**Written task**: With the pictures left out, copy the listing below exactly.

**Provided material**:
Start
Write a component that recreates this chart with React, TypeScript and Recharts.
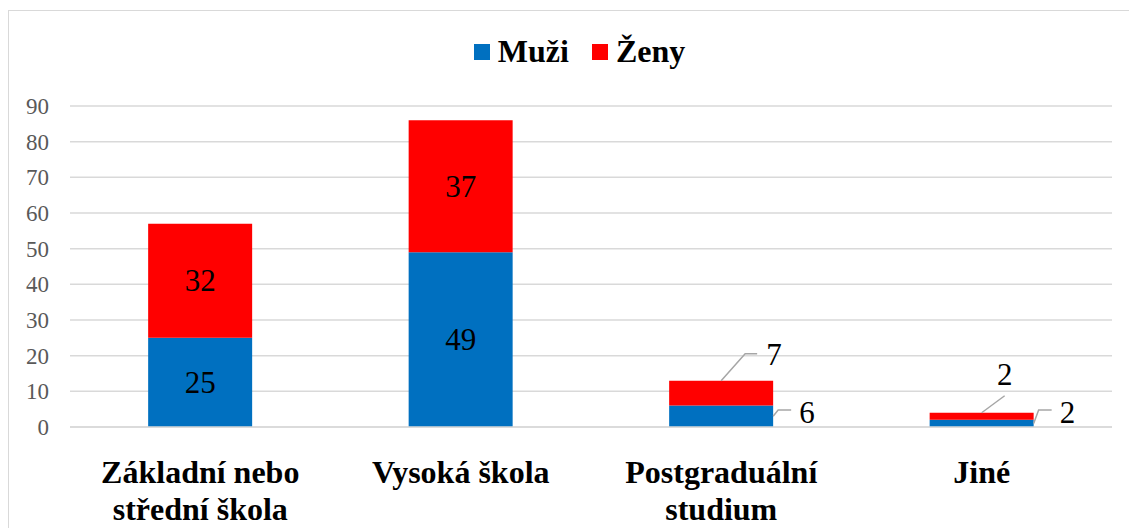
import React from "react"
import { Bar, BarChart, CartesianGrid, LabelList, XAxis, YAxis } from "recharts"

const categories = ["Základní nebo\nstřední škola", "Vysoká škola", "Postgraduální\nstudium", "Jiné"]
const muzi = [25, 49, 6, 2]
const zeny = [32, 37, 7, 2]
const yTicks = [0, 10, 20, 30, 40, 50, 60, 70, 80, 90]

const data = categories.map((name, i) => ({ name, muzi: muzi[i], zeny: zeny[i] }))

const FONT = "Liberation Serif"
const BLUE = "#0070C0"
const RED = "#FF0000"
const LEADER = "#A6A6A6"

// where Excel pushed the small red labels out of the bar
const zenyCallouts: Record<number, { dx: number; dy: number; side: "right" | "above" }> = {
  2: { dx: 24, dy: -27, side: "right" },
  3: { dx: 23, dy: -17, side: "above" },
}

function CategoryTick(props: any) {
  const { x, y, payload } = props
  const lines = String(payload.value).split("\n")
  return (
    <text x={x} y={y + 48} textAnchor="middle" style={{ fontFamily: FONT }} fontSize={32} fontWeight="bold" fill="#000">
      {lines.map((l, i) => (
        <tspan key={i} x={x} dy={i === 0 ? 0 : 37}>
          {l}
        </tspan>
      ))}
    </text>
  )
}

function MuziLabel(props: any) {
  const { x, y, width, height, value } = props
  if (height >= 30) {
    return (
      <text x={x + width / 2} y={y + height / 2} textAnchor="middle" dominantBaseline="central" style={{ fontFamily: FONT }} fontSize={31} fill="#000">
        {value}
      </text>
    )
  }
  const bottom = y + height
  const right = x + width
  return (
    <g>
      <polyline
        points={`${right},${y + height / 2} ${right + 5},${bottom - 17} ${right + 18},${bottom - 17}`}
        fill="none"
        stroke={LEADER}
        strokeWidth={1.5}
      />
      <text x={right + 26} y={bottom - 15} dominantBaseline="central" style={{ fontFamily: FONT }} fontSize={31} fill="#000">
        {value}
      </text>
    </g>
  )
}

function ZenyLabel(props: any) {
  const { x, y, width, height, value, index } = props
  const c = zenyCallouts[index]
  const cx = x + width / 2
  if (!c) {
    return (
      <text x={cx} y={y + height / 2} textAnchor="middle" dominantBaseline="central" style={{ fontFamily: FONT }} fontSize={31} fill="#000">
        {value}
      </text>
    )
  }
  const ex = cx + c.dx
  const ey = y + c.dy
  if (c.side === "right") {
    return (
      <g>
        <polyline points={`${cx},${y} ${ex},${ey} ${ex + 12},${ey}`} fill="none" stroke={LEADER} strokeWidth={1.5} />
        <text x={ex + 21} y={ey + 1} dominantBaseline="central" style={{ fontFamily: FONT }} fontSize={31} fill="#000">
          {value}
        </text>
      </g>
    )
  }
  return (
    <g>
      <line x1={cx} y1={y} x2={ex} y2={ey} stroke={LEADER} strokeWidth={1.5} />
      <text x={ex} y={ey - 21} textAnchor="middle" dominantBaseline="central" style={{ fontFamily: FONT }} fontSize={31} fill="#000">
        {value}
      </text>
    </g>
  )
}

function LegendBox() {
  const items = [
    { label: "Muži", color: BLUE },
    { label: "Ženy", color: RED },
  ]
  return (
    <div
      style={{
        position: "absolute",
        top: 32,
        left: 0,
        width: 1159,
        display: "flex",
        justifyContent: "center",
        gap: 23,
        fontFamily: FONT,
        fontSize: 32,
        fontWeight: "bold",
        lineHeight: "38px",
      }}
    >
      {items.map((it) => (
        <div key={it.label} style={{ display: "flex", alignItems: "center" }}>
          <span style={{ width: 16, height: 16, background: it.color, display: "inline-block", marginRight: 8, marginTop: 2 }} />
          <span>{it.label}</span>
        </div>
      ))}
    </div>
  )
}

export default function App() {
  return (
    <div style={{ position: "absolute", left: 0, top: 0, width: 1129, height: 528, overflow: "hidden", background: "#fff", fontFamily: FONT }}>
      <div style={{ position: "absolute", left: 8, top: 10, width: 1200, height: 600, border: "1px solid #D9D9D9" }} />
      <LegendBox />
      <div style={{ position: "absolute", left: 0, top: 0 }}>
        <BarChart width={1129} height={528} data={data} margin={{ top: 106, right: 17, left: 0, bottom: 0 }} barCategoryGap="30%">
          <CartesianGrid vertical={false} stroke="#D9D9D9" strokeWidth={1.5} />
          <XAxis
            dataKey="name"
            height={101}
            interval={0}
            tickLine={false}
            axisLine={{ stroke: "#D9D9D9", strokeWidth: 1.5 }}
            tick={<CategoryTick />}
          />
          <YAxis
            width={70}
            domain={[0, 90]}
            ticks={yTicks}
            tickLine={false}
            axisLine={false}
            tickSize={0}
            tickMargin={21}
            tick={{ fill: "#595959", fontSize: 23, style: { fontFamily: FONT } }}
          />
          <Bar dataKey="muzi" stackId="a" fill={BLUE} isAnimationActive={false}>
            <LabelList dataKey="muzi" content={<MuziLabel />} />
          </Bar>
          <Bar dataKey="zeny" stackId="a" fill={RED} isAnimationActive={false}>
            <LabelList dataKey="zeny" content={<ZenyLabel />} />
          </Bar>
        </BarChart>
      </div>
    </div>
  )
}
End
**Exercise solution**:
Write a component that recreates this chart with React, TypeScript and Recharts.
import React from "react"
import { Bar, BarChart, CartesianGrid, LabelList, XAxis, YAxis } from "recharts"

const categories = ["Základní nebo\nstřední škola", "Vysoká škola", "Postgraduální\nstudium", "Jiné"]
const muzi = [25, 49, 6, 2]
const zeny = [32, 37, 7, 2]
const yTicks = [0, 10, 20, 30, 40, 50, 60, 70, 80, 90]

const data = categories.map((name, i) => ({ name, muzi: muzi[i], zeny: zeny[i] }))

const FONT = "Liberation Serif"
const BLUE = "#0070C0"
const RED = "#FF0000"
const LEADER = "#A6A6A6"

// where Excel pushed the small red labels out of the bar
const zenyCallouts: Record<number, { dx: number; dy: number; side: "right" | "above" }> = {
  2: { dx: 24, dy: -27, side: "right" },
  3: { dx: 23, dy: -17, side: "above" },
}

function CategoryTick(props: any) {
  const { x, y, payload } = props
  const lines = String(payload.value).split("\n")
  return (
    <text x={x} y={y + 48} textAnchor="middle" style={{ fontFamily: FONT }} fontSize={32} fontWeight="bold" fill="#000">
      {lines.map((l, i) => (
        <tspan key={i} x={x} dy={i === 0 ? 0 : 37}>
          {l}
        </tspan>
      ))}
    </text>
  )
}

function MuziLabel(props: any) {
  const { x, y, width, height, value } = props
  if (height >= 30) {
    return (
      <text x={x + width / 2} y={y + height / 2} textAnchor="middle" dominantBaseline="central" style={{ fontFamily: FONT }} fontSize={31} fill="#000">
        {value}
      </text>
    )
  }
  const bottom = y + height
  const right = x + width
  return (
    <g>
      <polyline
        points={`${right},${y + height / 2} ${right + 5},${bottom - 17} ${right + 18},${bottom - 17}`}
        fill="none"
        stroke={LEADER}
        strokeWidth={1.5}
      />
      <text x={right + 26} y={bottom - 15} dominantBaseline="central" style={{ fontFamily: FONT }} fontSize={31} fill="#000">
        {value}
      </text>
    </g>
  )
}

function ZenyLabel(props: any) {
  const { x, y, width, height, value, index } = props
  const c = zenyCallouts[index]
  const cx = x + width / 2
  if (!c) {
    return (
      <text x={cx} y={y + height / 2} textAnchor="middle" dominantBaseline="central" style={{ fontFamily: FONT }} fontSize={31} fill="#000">
        {value}
      </text>
    )
  }
  const ex = cx + c.dx
  const ey = y + c.dy
  if (c.side === "right") {
    return (
      <g>
        <polyline points={`${cx},${y} ${ex},${ey} ${ex + 12},${ey}`} fill="none" stroke={LEADER} strokeWidth={1.5} />
        <text x={ex + 21} y={ey + 1} dominantBaseline="central" style={{ fontFamily: FONT }} fontSize={31} fill="#000">
          {value}
        </text>
      </g>
    )
  }
  return (
    <g>
      <line x1={cx} y1={y} x2={ex} y2={ey} stroke={LEADER} strokeWidth={1.5} />
      <text x={ex} y={ey - 21} textAnchor="middle" dominantBaseline="central" style={{ fontFamily: FONT }} fontSize={31} fill="#000">
        {value}
      </text>
    </g>
  )
}

function LegendBox() {
  const items = [
    { label: "Muži", color: BLUE },
    { label: "Ženy", color: RED },
  ]
  return (
    <div
      style={{
        position: "absolute",
        top: 32,
        left: 0,
        width: 1159,
        display: "flex",
        justifyContent: "center",
        gap: 23,
        fontFamily: FONT,
        fontSize: 32,
        fontWeight: "bold",
        lineHeight: "38px",
      }}
    >
      {items.map((it) => (
        <div key={it.label} style={{ display: "flex", alignItems: "center" }}>
          <span style={{ width: 16, height: 16, background: it.color, display: "inline-block", marginRight: 8, marginTop: 2 }} />
          <span>{it.label}</span>
        </div>
      ))}
    </div>
  )
}

export default function App() {
  return (
    <div style={{ position: "absolute", left: 0, top: 0, width: 1129, height: 528, overflow: "hidden", background: "#fff", fontFamily: FONT }}>
      <div style={{ position: "absolute", left: 8, top: 10, width: 1200, height: 600, border: "1px solid #D9D9D9" }} />
      <LegendBox />
      <div style={{ position: "absolute", left: 0, top: 0 }}>
        <BarChart width={1129} height={528} data={data} margin={{ top: 106, right: 17, left: 0, bottom: 0 }} barCategoryGap="30%">
          <CartesianGrid vertical={false} stroke="#D9D9D9" strokeWidth={1.5} />
          <XAxis
            dataKey="name"
            height={101}
            interval={0}
            tickLine={false}
            axisLine={{ stroke: "#D9D9D9", strokeWidth: 1.5 }}
            tick={<CategoryTick />}
          />
          <YAxis
            width={70}
            domain={[0, 90]}
            ticks={yTicks}
            tickLine={false}
            axisLine={false}
            tickSize={0}
            tickMargin={21}
            tick={{ fill: "#595959", fontSize: 23, style: { fontFamily: FONT } }}
          />
          <Bar dataKey="muzi" stackId="a" fill={BLUE} isAnimationActive={false}>
            <LabelList dataKey="muzi" content={<MuziLabel />} />
          </Bar>
          <Bar dataKey="zeny" stackId="a" fill={RED} isAnimationActive={false}>
            <LabelList dataKey="zeny" content={<ZenyLabel />} />
          </Bar>
        </BarChart>
      </div>
    </div>
  )
}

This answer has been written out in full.